▶ [GIVEN INSTRUCTION] Every line below should be copied exactly; drop the pictures.

+---+

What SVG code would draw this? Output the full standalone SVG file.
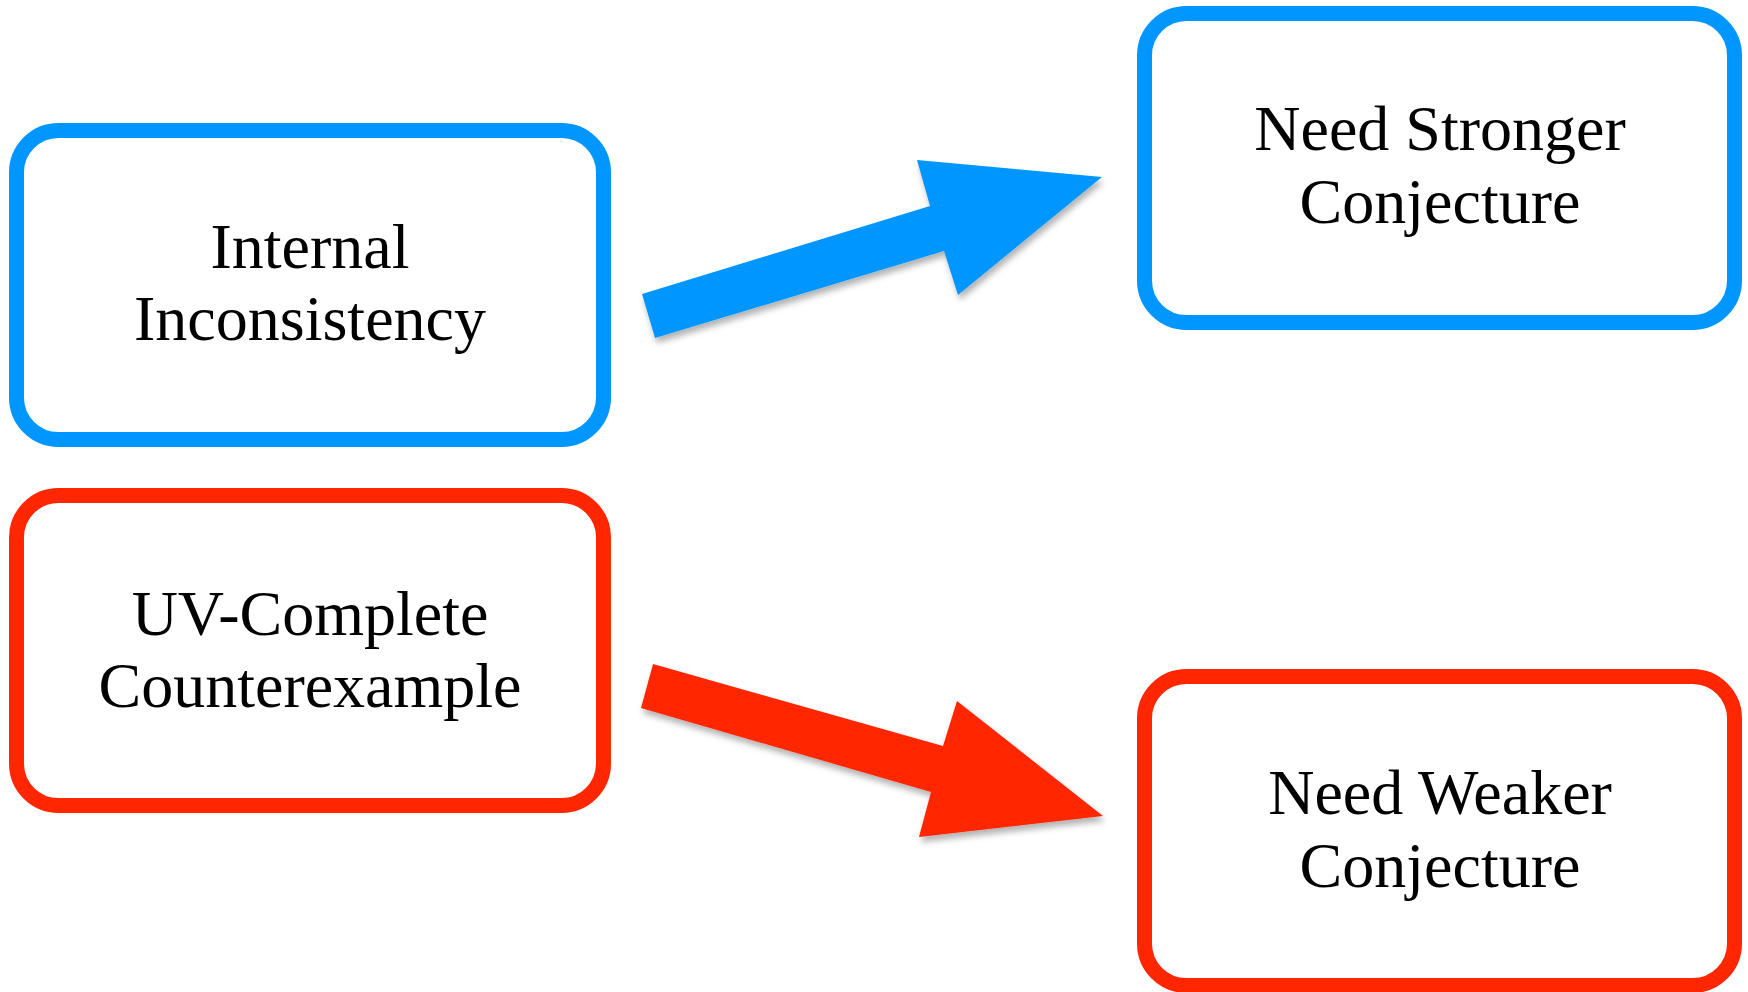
<svg xmlns="http://www.w3.org/2000/svg" width="1748" height="992" viewBox="0 0 1748 992">
<style>
.box{fill:#fff;stroke-width:15}
.blue{stroke:#0096FF}
.red{stroke:#FF2600}
.lbl{font-family:"Liberation Serif","Times New Roman",serif;font-size:64px;fill:#000;text-anchor:middle}
</style>
<defs>
<filter id="sh" x="-10%" y="-10%" width="130%" height="140%">
<feDropShadow dx="2" dy="5" stdDeviation="3" flood-color="#000" flood-opacity="0.3"/>
</filter>
</defs>
<rect width="1748" height="992" fill="#fff"/>
<g id="connectors">
<polygon filter="url(#sh)" fill="#0096FF" points="642,294 930,206 917,160 1102,177 958,295 944,251 655,338"/>
<polygon filter="url(#sh)" fill="#FF2600" points="653,664 943,746 957,701 1103,816 919,837 931,792 641,708"/>
</g>
<g id="internal">
<rect class="box blue" x="16.5" y="130.5" width="587" height="309" rx="42"/>
<text class="lbl" x="310" y="268">Internal</text>
<text class="lbl" x="310" y="340">Inconsistency</text>
</g>
<g id="stronger">
<rect class="box blue" x="1144.5" y="13.5" width="590" height="309" rx="42"/>
<text class="lbl" x="1440" y="150">Need Stronger</text>
<text class="lbl" x="1440" y="223">Conjecture</text>
</g>
<g id="uvcomplete">
<rect class="box red" x="16.5" y="495.5" width="587" height="310" rx="42"/>
<text class="lbl" x="310" y="635">UV-Complete</text>
<text class="lbl" x="310" y="707">Counterexample</text>
</g>
<g id="weaker">
<rect class="box red" x="1144.5" y="676.5" width="590" height="309" rx="42"/>
<text class="lbl" x="1440" y="814">Need Weaker</text>
<text class="lbl" x="1440" y="887">Conjecture</text>
</g>
</svg>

+---+

▶ [SOLUTION]
What SVG code would draw this? Output the full standalone SVG file.
<svg xmlns="http://www.w3.org/2000/svg" width="1748" height="992" viewBox="0 0 1748 992">
<style>
.box{fill:#fff;stroke-width:15}
.blue{stroke:#0096FF}
.red{stroke:#FF2600}
.lbl{font-family:"Liberation Serif","Times New Roman",serif;font-size:64px;fill:#000;text-anchor:middle}
</style>
<defs>
<filter id="sh" x="-10%" y="-10%" width="130%" height="140%">
<feDropShadow dx="2" dy="5" stdDeviation="3" flood-color="#000" flood-opacity="0.3"/>
</filter>
</defs>
<rect width="1748" height="992" fill="#fff"/>
<g id="connectors">
<polygon filter="url(#sh)" fill="#0096FF" points="642,294 930,206 917,160 1102,177 958,295 944,251 655,338"/>
<polygon filter="url(#sh)" fill="#FF2600" points="653,664 943,746 957,701 1103,816 919,837 931,792 641,708"/>
</g>
<g id="internal">
<rect class="box blue" x="16.5" y="130.5" width="587" height="309" rx="42"/>
<text class="lbl" x="310" y="268">Internal</text>
<text class="lbl" x="310" y="340">Inconsistency</text>
</g>
<g id="stronger">
<rect class="box blue" x="1144.5" y="13.5" width="590" height="309" rx="42"/>
<text class="lbl" x="1440" y="150">Need Stronger</text>
<text class="lbl" x="1440" y="223">Conjecture</text>
</g>
<g id="uvcomplete">
<rect class="box red" x="16.5" y="495.5" width="587" height="310" rx="42"/>
<text class="lbl" x="310" y="635">UV-Complete</text>
<text class="lbl" x="310" y="707">Counterexample</text>
</g>
<g id="weaker">
<rect class="box red" x="1144.5" y="676.5" width="590" height="309" rx="42"/>
<text class="lbl" x="1440" y="814">Need Weaker</text>
<text class="lbl" x="1440" y="887">Conjecture</text>
</g>
</svg>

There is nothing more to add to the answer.